- The Washington Times - Wednesday, July 24, 2013

Ohio doesn’t recognize gay marriage, but a federal judge ordered this week that it must in the case of a dying man who married his partner in Maryland, where the unions are legal, and list the couple on the official state death certificate.

U.S. District Judge Timothy Black issued a temporary restraining order on Monday against Ohio’s 2004 law that bans recognition of gay marriages from other states, the Los Angeles Times reported.

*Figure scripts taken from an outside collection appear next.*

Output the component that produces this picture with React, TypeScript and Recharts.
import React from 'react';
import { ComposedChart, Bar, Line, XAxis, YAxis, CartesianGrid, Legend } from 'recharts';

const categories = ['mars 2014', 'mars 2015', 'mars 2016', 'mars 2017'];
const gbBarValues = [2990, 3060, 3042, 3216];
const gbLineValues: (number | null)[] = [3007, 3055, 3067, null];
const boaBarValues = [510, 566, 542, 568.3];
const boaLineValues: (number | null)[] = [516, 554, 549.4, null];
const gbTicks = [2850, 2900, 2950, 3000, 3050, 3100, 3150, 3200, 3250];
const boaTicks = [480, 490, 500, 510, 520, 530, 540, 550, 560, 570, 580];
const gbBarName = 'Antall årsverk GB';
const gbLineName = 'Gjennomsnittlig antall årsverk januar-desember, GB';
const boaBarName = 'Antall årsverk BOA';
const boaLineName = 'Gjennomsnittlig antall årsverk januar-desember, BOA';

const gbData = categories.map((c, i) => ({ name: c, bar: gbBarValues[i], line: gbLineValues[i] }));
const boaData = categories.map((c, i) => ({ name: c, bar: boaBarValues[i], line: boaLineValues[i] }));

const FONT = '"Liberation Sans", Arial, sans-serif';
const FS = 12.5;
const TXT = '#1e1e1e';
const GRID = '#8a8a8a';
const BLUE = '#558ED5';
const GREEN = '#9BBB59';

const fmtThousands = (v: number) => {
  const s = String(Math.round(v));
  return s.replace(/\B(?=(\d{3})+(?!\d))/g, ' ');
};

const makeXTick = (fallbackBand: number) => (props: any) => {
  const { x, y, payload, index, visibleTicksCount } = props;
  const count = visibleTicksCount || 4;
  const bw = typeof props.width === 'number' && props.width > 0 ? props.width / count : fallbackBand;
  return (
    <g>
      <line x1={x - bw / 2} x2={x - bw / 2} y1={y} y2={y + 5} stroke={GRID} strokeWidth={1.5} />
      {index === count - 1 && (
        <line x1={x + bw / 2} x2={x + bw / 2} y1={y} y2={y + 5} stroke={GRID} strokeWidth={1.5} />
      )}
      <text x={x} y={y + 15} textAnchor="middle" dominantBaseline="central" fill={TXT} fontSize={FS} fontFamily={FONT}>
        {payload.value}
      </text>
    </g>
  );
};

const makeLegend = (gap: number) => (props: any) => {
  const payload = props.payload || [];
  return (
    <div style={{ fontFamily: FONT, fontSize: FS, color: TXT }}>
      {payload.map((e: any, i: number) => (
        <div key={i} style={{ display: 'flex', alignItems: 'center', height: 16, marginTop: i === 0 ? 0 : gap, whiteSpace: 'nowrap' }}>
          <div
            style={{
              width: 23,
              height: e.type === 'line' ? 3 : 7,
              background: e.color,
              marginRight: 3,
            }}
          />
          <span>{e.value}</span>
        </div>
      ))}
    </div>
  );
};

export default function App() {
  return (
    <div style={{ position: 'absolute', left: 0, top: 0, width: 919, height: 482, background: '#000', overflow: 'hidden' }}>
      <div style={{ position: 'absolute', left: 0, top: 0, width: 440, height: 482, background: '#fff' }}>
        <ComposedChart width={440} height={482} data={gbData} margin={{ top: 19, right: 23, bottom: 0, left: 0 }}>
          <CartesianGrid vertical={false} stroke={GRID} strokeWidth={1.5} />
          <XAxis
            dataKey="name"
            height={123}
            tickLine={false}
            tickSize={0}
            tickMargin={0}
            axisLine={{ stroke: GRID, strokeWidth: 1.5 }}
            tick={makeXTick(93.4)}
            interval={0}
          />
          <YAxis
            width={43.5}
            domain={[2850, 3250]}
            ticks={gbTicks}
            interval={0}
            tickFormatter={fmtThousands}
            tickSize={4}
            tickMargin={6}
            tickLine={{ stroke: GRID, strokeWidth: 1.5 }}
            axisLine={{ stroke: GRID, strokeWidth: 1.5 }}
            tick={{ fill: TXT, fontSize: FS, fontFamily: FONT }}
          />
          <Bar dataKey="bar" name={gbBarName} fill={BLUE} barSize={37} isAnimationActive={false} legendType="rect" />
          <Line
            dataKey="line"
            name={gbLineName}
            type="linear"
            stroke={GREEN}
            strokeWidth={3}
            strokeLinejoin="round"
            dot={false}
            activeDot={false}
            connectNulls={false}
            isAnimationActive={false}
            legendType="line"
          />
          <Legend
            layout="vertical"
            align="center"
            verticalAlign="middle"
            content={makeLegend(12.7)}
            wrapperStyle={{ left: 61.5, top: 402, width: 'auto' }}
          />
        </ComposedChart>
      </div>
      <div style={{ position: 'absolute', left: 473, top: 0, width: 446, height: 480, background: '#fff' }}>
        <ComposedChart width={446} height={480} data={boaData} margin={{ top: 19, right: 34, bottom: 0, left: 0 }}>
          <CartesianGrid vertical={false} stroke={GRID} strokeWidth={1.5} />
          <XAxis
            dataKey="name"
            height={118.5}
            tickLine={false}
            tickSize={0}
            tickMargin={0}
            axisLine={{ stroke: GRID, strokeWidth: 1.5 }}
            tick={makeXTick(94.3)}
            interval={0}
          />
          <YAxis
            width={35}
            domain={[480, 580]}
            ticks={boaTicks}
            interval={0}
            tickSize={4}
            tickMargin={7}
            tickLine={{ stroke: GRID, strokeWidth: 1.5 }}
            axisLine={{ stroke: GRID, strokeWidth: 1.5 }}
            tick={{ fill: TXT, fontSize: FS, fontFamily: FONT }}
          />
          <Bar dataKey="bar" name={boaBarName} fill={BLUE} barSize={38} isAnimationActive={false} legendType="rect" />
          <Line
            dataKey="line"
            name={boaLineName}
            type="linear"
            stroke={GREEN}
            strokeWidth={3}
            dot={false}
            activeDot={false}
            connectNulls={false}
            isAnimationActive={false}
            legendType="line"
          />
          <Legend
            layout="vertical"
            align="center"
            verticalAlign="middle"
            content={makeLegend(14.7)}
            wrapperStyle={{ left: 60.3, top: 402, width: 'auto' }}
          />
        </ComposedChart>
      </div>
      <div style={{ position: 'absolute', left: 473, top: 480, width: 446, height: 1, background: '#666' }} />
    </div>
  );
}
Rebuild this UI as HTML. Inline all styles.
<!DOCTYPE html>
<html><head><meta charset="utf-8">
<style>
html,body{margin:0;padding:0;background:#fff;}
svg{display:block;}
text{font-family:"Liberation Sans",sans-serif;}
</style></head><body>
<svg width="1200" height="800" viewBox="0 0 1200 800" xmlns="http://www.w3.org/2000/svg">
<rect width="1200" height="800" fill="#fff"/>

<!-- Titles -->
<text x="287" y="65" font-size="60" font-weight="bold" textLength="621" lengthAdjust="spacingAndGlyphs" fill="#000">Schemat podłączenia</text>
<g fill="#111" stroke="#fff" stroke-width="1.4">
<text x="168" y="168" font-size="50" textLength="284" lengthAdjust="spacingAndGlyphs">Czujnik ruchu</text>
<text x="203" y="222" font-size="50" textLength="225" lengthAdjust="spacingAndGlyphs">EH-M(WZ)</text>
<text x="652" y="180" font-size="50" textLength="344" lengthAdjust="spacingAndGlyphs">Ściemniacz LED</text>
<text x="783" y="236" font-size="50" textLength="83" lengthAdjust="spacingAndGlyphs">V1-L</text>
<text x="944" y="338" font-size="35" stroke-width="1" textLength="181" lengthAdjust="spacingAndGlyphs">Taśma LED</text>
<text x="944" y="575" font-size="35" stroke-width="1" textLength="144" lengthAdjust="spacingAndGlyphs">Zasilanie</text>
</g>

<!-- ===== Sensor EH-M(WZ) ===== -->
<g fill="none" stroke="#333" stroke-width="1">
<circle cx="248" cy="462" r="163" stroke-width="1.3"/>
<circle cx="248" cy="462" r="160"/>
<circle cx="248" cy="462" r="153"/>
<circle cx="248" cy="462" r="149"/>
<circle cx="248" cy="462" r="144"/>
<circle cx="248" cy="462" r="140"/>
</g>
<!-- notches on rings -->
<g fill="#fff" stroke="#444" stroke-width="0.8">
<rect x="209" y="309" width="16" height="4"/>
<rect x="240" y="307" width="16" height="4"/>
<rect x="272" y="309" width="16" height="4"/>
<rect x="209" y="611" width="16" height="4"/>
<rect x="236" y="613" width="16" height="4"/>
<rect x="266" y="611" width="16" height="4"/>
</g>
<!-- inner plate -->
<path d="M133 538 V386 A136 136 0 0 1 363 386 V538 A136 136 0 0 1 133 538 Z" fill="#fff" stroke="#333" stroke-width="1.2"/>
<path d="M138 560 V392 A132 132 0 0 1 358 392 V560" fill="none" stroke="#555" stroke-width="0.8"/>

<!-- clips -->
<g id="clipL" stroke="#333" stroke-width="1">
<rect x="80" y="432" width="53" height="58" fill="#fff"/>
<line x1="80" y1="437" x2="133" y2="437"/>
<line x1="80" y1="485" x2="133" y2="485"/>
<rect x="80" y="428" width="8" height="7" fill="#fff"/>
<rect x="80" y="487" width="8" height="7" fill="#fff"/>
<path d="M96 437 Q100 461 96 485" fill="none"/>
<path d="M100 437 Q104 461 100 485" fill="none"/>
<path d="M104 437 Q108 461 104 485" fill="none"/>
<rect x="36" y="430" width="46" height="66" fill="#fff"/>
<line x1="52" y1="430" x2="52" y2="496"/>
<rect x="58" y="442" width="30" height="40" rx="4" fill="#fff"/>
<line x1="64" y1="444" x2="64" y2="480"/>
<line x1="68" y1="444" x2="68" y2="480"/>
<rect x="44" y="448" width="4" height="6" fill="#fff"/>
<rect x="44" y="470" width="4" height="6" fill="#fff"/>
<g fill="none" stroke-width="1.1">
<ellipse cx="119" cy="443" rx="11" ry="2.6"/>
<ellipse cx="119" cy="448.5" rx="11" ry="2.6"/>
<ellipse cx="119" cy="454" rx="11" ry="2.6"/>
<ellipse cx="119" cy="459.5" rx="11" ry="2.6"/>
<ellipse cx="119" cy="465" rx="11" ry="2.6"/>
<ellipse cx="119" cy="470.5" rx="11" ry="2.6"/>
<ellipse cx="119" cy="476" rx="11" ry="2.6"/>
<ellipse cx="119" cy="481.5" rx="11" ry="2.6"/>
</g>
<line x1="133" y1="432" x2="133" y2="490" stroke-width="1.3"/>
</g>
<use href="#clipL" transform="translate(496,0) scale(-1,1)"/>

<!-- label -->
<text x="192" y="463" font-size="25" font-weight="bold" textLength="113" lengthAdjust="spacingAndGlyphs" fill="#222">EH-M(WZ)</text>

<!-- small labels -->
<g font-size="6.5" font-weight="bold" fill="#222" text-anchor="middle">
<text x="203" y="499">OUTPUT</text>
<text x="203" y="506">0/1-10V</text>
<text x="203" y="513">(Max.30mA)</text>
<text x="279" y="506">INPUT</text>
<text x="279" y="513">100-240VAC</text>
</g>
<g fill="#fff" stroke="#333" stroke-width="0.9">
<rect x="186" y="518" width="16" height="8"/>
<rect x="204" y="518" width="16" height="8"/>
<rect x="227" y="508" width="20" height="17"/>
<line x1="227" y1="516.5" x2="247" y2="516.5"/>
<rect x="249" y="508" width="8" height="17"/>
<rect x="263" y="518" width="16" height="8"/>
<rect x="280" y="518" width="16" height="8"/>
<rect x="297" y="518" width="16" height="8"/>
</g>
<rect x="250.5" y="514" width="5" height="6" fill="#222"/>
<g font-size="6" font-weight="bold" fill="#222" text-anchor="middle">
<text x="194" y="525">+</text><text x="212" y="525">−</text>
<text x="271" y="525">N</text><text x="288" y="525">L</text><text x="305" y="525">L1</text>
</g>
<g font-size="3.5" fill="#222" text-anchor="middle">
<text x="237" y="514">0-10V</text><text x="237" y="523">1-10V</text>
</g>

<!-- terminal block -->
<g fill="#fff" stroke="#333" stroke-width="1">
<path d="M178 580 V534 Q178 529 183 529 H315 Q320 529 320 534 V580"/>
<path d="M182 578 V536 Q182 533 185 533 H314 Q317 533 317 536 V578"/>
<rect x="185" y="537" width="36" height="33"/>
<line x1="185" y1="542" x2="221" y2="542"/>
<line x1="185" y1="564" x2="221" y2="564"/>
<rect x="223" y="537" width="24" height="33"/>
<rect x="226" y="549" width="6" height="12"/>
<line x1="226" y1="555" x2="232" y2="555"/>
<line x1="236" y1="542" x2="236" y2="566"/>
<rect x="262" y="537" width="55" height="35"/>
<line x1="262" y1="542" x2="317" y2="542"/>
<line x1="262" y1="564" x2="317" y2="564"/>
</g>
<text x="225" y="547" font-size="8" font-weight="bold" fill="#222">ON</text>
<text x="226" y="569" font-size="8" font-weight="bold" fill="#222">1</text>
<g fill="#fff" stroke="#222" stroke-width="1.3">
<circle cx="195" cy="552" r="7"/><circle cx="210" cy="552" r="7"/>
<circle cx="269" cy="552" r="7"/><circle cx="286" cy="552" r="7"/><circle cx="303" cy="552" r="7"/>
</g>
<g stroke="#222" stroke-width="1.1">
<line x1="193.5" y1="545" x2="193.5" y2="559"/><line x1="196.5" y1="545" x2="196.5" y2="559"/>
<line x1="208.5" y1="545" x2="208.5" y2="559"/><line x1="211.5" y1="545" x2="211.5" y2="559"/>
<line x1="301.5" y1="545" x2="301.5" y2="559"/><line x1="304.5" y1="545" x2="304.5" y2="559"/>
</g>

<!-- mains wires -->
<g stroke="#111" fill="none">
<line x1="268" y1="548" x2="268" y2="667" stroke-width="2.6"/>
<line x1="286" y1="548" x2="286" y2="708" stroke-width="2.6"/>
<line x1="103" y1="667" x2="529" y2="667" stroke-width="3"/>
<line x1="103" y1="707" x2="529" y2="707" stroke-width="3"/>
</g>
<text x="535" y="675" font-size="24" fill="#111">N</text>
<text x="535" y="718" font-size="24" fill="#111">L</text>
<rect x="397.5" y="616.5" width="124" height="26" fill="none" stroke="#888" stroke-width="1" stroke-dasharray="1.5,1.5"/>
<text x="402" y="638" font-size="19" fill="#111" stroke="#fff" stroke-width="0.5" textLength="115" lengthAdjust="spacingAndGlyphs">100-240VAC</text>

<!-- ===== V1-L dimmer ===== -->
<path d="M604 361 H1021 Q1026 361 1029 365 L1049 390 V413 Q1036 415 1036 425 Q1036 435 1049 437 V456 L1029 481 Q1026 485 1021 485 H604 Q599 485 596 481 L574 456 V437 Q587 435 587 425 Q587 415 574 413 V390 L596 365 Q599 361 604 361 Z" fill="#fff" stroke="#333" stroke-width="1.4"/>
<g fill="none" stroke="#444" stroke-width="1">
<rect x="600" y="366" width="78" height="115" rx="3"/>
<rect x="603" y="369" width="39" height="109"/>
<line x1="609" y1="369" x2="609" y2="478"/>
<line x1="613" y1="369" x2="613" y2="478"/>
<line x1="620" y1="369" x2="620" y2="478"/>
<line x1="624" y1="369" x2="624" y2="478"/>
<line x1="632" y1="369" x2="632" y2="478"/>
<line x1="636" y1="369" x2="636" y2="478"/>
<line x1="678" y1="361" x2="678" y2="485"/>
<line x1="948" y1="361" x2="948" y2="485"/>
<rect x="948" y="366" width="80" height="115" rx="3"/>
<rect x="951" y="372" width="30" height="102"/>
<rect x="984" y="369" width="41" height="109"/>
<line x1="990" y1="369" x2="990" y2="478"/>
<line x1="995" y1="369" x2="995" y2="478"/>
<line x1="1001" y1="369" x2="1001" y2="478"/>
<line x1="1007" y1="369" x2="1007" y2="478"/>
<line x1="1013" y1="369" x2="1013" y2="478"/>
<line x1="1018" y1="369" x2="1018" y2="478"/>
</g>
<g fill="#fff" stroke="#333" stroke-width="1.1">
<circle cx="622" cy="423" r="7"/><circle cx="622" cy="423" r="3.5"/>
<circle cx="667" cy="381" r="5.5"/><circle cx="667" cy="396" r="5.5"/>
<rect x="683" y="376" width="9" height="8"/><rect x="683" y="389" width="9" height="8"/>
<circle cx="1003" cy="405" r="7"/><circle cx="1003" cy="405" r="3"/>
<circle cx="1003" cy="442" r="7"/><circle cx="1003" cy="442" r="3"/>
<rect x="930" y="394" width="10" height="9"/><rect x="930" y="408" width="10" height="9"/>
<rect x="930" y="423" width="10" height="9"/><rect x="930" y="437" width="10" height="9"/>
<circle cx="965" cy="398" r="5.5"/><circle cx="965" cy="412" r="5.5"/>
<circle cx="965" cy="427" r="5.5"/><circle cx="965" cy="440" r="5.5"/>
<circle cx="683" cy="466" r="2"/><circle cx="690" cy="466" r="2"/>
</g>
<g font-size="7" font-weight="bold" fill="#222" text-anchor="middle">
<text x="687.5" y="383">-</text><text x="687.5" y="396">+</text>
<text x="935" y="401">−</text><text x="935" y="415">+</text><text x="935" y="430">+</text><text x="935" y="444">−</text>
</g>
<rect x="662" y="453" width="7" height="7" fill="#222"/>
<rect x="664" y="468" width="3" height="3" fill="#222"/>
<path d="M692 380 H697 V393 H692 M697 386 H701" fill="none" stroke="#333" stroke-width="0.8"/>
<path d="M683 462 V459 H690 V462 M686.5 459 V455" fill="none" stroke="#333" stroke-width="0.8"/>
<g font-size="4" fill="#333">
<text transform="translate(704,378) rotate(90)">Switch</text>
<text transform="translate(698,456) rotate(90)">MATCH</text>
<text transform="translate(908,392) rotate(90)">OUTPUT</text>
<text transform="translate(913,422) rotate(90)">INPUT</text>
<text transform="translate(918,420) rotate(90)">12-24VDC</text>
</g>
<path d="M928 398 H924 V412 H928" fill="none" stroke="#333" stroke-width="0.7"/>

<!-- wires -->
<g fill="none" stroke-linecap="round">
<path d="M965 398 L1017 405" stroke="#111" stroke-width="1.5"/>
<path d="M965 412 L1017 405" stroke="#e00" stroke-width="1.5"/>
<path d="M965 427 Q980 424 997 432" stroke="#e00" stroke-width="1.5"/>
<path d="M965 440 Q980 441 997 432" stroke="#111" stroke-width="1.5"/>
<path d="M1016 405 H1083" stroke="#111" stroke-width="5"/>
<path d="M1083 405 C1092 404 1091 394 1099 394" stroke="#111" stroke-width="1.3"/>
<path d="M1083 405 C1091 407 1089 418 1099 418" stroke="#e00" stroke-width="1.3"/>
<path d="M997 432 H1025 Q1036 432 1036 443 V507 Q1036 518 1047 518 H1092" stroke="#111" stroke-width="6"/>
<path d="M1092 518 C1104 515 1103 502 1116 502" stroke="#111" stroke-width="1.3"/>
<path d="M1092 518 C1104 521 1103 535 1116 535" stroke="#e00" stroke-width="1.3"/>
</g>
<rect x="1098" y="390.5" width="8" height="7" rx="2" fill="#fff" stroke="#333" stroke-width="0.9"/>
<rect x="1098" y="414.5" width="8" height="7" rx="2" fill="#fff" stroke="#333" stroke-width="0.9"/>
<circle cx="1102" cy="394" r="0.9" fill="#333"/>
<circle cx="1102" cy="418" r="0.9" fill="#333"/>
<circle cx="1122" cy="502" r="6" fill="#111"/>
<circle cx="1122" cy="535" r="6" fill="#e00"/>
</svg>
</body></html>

He made the ruling for the case of John Arthur and Jim Obergefell, who married in Maryland earlier this month but live in Ohio. Mr. Arthur is dying from amyotrophic lateral sclerosis, also known as Lou Gehrig’s Disease, and the judge ruled that the state must list his gay marriage on his death certificate, the Los Angeles Times reported.

The attorney general criticized the judge’s order, warning that it could usurp Ohio’s law that bans gay marriage and lead to legal interpretations that open the door for the unions.

The judge, however, said his restraining order only applied to Mr. Arthur and Mr. Obergefell, and would expire Aug. 5 unless further court action ensued.

At the same time, he also hinted of sympathy for the gay couple, saying current state law does “not currently [accord them] the same dignity and recognition as similarly situated opposite-sex couples,” the Los Angeles Times reported.